:: SET PROBLEM ::
Print exactly the lines from the first one down to the line containing "TF_ALL = [0, 2000]", both ends included, with no pictures and nothing else.

▼

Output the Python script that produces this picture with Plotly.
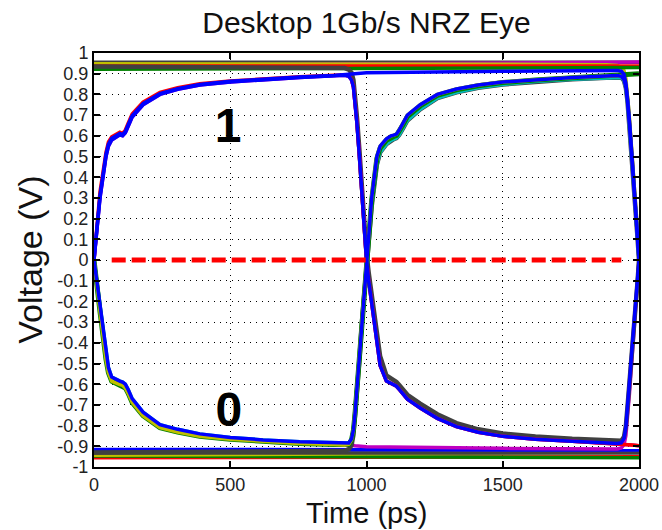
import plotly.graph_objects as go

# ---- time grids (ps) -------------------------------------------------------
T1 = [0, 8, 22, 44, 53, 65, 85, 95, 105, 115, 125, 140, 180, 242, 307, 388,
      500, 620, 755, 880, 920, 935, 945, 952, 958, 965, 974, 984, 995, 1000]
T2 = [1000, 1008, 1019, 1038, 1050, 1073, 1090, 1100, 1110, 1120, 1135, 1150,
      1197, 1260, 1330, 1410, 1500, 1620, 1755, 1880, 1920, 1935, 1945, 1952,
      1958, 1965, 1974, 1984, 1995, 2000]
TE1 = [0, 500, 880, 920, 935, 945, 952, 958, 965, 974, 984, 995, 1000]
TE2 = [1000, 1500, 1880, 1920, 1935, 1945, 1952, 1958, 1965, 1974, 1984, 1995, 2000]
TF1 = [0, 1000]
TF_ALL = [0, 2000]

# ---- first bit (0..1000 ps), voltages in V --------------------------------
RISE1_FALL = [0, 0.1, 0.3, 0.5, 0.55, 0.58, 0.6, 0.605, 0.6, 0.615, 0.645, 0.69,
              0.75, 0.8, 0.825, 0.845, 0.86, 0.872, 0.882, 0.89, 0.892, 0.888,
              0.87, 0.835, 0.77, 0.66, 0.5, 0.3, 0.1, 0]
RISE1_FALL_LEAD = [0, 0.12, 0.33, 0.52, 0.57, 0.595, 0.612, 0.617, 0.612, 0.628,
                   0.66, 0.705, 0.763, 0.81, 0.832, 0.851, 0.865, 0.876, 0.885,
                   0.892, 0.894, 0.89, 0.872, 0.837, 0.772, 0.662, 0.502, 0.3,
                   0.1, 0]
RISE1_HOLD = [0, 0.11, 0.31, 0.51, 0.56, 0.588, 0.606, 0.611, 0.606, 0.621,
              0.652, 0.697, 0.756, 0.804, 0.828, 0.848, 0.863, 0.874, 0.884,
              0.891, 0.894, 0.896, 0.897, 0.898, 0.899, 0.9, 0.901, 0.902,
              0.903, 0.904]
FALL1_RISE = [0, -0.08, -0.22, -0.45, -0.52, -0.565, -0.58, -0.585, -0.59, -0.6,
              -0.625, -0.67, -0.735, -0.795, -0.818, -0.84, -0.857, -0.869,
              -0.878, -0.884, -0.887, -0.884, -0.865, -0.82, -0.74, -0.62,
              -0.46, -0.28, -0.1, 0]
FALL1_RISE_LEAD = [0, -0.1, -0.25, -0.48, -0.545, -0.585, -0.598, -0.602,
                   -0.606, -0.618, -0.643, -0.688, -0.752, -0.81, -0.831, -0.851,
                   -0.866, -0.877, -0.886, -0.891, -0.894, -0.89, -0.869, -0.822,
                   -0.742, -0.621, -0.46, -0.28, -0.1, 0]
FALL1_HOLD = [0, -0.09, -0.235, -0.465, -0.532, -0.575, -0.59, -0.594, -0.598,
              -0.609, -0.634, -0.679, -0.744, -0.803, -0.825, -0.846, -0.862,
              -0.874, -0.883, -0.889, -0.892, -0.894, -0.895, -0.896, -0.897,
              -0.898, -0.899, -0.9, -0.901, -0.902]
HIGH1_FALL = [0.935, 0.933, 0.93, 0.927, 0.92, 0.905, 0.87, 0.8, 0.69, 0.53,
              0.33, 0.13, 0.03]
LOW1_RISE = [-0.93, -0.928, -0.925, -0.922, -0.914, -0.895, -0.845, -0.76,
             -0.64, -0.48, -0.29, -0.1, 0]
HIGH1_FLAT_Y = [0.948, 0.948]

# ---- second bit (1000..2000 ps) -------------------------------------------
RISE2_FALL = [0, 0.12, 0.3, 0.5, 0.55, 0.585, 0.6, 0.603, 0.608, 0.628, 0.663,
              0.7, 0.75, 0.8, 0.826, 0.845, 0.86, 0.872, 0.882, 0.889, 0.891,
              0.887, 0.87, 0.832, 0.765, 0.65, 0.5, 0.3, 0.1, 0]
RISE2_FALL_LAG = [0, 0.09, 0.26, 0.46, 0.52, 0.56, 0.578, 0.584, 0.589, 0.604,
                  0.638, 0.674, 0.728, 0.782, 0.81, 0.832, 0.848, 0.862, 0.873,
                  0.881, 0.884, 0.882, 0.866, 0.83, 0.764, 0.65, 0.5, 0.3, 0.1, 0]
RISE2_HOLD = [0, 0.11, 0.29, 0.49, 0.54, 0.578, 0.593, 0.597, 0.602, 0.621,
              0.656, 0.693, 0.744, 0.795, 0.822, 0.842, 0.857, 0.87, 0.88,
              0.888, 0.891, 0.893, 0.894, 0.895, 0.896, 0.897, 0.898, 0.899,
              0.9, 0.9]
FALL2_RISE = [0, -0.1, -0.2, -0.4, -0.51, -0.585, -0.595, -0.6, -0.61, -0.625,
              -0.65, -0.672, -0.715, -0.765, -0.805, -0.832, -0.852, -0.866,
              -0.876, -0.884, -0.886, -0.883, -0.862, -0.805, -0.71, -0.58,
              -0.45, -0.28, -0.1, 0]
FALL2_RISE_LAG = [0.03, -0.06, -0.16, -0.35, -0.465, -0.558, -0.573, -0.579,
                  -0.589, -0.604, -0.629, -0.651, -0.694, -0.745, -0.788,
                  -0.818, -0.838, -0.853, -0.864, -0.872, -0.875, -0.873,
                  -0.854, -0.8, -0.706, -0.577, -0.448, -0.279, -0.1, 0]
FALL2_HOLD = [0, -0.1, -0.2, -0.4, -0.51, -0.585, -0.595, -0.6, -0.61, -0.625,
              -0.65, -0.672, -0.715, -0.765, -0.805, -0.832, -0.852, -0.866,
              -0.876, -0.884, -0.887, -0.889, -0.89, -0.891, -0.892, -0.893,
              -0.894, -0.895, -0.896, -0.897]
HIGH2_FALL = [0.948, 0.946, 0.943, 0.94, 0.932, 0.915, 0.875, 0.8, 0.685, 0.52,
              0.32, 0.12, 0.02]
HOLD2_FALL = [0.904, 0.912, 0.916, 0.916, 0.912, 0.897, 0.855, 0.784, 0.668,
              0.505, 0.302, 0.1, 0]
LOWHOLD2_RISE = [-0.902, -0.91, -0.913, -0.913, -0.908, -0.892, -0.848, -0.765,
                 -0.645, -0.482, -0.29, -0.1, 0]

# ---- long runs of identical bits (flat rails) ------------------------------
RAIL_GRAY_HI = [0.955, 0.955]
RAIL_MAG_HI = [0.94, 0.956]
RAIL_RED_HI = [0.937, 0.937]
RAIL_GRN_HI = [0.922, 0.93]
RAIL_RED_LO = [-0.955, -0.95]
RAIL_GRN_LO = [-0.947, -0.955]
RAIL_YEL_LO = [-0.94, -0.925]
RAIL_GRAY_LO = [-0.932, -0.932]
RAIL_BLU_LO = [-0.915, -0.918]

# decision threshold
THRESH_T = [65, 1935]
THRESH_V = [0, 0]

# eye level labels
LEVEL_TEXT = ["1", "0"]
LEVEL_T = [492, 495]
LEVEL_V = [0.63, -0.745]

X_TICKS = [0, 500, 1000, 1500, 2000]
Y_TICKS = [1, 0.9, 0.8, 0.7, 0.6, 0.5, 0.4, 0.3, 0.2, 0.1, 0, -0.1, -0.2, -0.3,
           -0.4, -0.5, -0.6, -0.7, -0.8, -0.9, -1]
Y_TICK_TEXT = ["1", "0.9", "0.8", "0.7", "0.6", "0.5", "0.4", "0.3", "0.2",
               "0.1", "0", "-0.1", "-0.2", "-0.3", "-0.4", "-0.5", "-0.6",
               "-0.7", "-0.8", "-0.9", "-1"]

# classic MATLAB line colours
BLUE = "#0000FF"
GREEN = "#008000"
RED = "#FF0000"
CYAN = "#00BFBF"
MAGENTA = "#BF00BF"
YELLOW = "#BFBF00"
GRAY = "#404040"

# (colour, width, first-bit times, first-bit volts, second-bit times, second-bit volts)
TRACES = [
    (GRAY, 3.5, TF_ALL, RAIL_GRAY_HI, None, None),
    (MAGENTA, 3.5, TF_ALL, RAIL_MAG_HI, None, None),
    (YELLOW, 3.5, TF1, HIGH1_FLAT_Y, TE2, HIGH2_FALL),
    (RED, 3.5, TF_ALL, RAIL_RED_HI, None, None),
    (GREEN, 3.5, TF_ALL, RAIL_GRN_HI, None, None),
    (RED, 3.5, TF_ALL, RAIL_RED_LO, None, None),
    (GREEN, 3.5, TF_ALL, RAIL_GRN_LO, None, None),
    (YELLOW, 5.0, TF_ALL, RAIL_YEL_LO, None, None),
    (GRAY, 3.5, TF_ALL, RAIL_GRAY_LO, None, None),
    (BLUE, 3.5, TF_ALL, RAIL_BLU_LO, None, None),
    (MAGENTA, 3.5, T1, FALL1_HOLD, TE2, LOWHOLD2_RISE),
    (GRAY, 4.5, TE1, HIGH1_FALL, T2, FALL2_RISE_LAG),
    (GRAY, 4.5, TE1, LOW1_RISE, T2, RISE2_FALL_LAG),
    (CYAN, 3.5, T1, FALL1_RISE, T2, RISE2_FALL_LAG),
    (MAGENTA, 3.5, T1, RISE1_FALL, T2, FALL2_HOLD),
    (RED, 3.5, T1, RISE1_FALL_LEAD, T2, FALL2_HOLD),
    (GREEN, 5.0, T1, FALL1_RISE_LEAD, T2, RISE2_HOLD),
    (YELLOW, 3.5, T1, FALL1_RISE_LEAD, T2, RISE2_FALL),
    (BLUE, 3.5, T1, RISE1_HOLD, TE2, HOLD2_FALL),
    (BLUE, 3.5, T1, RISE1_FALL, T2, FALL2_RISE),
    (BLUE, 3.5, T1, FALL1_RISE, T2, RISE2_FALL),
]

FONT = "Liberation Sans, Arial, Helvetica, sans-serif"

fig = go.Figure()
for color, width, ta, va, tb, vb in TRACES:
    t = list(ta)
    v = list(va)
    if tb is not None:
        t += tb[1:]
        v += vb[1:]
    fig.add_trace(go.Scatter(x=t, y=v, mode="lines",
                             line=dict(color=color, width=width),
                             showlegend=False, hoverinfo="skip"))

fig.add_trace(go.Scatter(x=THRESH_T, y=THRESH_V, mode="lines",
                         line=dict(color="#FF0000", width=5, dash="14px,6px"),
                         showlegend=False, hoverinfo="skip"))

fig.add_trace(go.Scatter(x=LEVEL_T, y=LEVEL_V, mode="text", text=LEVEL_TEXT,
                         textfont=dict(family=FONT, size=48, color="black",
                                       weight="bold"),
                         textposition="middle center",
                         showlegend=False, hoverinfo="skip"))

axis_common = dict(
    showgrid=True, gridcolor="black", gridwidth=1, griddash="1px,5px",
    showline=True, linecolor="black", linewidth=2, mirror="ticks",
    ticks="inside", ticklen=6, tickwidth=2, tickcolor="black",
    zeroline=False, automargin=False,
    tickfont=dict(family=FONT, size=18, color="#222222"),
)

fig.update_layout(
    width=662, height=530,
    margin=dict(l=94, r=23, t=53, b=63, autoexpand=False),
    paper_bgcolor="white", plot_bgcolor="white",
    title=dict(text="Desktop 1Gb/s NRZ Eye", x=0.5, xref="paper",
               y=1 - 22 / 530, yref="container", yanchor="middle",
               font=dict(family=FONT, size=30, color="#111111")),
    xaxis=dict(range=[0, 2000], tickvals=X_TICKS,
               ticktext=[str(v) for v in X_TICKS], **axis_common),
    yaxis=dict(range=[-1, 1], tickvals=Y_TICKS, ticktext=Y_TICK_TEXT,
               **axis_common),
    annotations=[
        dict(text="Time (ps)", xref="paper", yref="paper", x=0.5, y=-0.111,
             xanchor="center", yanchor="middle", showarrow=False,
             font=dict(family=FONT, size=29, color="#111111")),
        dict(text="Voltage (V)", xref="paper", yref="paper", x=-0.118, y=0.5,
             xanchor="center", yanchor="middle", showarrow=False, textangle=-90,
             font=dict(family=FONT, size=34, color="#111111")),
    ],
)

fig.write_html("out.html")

▲

:: OUTPUT BELOW ::
Output the Python script that produces this picture with Plotly.
import plotly.graph_objects as go

# ---- time grids (ps) -------------------------------------------------------
T1 = [0, 8, 22, 44, 53, 65, 85, 95, 105, 115, 125, 140, 180, 242, 307, 388,
      500, 620, 755, 880, 920, 935, 945, 952, 958, 965, 974, 984, 995, 1000]
T2 = [1000, 1008, 1019, 1038, 1050, 1073, 1090, 1100, 1110, 1120, 1135, 1150,
      1197, 1260, 1330, 1410, 1500, 1620, 1755, 1880, 1920, 1935, 1945, 1952,
      1958, 1965, 1974, 1984, 1995, 2000]
TE1 = [0, 500, 880, 920, 935, 945, 952, 958, 965, 974, 984, 995, 1000]
TE2 = [1000, 1500, 1880, 1920, 1935, 1945, 1952, 1958, 1965, 1974, 1984, 1995, 2000]
TF1 = [0, 1000]
TF_ALL = [0, 2000]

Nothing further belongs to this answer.